What you should do
Reproduce all lines of the listing below in which the word "chart" occurs.

== Data segment

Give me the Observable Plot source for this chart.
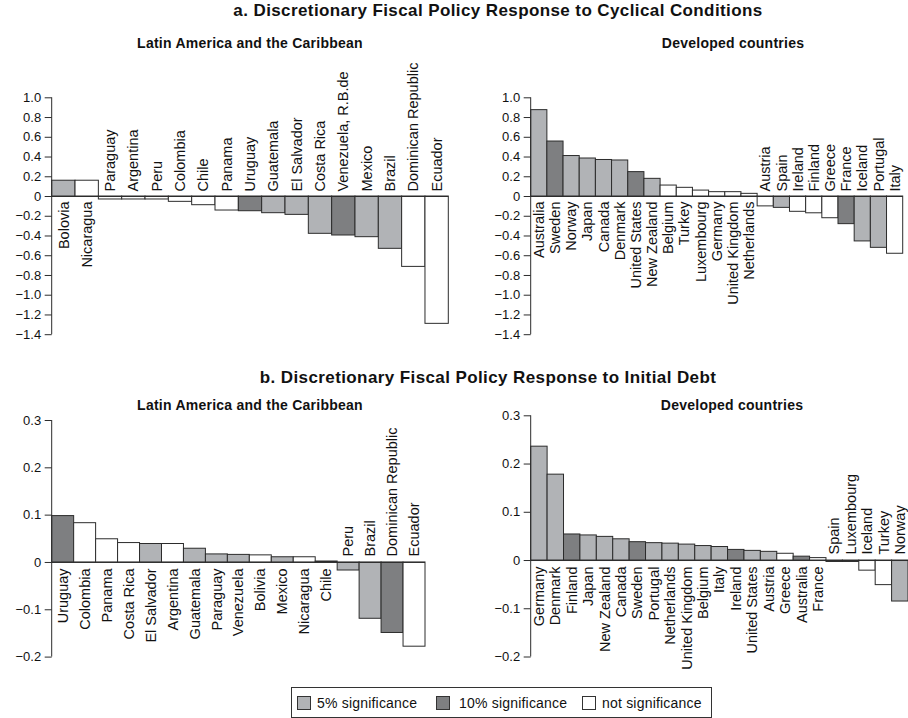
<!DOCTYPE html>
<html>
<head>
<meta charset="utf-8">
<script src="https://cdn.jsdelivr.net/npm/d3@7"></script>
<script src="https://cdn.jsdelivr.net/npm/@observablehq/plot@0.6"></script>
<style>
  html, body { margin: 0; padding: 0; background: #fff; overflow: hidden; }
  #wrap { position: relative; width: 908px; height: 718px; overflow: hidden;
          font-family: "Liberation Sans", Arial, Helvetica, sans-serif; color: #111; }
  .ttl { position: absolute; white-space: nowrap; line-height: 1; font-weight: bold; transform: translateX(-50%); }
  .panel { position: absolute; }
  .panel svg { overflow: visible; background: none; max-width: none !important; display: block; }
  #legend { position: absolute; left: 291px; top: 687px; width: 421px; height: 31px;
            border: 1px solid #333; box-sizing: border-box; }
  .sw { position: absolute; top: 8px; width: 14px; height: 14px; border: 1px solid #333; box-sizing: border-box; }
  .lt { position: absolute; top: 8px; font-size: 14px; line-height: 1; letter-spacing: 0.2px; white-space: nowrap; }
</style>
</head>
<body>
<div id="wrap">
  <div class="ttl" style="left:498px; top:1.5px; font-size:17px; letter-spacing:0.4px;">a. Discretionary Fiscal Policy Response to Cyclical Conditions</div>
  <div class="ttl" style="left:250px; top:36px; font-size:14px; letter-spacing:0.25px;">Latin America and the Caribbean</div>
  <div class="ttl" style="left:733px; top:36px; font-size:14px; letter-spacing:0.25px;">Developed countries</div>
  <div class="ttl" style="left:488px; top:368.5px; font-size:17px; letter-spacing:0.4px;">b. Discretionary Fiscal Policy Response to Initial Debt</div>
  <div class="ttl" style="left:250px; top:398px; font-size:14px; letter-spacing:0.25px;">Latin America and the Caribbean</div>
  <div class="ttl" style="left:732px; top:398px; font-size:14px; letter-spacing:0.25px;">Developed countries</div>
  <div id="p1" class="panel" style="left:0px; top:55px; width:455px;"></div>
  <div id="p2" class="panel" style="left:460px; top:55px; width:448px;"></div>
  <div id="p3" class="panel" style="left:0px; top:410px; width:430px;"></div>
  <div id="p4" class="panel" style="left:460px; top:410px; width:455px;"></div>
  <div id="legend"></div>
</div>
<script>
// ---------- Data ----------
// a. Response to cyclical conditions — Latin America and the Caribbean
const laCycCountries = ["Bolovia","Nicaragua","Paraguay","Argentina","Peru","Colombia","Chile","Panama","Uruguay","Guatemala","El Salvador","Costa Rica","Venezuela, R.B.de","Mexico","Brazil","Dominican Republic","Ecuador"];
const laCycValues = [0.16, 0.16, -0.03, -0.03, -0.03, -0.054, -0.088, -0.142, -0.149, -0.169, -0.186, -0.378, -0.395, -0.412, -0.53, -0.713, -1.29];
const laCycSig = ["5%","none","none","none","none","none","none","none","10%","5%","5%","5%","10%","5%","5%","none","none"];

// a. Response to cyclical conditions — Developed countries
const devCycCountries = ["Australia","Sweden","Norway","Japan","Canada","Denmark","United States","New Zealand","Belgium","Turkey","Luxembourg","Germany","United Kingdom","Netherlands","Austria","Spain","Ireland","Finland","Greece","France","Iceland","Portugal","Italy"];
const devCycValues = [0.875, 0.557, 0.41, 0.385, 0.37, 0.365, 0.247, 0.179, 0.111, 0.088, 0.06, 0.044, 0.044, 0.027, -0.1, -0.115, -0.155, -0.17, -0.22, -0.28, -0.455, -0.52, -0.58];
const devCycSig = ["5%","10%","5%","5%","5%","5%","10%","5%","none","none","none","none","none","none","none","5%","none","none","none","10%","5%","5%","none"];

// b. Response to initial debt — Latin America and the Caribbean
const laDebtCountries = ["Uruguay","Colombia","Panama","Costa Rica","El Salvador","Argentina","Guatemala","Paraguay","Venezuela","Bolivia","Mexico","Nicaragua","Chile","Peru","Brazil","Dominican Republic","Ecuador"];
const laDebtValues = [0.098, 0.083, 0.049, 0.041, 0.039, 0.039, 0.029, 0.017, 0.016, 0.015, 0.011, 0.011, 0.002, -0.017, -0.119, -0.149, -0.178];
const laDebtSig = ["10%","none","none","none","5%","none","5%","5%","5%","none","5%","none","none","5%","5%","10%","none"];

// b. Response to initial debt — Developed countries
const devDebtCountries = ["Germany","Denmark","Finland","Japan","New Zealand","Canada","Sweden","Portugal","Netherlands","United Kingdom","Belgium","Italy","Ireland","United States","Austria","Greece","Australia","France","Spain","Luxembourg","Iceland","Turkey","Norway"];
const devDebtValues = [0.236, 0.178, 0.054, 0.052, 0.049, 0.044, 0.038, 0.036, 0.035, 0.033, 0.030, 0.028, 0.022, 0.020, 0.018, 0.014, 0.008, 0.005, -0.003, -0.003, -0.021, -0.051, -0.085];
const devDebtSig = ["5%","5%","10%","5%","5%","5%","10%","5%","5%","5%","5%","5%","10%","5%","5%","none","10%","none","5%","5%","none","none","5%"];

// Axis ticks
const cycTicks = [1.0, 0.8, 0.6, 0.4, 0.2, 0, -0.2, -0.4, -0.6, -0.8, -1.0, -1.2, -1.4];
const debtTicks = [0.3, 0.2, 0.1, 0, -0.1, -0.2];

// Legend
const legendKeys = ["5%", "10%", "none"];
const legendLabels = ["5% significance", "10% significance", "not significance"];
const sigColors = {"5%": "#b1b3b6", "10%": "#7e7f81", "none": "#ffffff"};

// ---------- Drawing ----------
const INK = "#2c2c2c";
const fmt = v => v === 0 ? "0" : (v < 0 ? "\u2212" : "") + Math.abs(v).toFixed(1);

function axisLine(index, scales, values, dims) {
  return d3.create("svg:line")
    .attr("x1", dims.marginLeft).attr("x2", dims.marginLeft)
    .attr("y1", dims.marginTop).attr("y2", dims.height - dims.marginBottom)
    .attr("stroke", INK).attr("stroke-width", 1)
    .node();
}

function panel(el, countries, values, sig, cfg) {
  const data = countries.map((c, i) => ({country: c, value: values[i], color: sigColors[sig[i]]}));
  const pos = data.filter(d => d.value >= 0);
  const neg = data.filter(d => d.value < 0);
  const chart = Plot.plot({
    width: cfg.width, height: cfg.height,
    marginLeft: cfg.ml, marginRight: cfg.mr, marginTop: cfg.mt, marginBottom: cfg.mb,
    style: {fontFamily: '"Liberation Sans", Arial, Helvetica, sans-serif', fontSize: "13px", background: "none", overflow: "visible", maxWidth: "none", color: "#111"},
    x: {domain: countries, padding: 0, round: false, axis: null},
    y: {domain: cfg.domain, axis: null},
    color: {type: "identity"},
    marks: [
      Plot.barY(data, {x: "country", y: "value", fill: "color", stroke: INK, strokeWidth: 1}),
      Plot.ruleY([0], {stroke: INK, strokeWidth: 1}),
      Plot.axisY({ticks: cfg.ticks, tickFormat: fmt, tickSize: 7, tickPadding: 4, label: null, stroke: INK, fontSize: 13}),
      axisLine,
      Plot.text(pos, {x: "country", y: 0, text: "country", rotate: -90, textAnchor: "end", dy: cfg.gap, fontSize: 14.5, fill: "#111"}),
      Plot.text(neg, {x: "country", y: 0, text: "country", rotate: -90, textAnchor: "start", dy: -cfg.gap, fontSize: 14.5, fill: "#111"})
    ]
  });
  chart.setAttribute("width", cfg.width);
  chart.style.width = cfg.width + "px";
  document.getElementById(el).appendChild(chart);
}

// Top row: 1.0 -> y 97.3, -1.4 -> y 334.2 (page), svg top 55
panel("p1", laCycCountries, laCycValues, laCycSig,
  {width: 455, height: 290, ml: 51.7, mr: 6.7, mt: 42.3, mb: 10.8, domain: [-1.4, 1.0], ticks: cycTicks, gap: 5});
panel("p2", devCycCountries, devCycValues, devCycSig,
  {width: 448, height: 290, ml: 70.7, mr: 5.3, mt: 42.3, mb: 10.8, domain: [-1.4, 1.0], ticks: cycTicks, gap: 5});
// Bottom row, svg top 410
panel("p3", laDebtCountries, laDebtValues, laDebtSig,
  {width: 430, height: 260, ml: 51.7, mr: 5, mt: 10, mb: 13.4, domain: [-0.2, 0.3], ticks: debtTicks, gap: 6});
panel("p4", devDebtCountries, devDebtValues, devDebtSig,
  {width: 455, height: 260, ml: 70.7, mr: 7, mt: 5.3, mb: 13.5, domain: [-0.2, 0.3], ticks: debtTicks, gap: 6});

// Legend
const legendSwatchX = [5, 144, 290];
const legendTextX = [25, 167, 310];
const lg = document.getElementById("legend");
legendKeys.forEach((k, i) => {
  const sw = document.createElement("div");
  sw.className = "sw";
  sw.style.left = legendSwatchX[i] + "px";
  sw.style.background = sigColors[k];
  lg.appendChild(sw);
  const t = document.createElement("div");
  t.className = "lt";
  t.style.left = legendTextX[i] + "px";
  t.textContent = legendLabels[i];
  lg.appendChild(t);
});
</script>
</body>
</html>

====

Output for this exercise
Give me the Observable Plot source for this chart.
  const chart = Plot.plot({
  chart.setAttribute("width", cfg.width);
  chart.style.width = cfg.width + "px";
  document.getElementById(el).appendChild(chart);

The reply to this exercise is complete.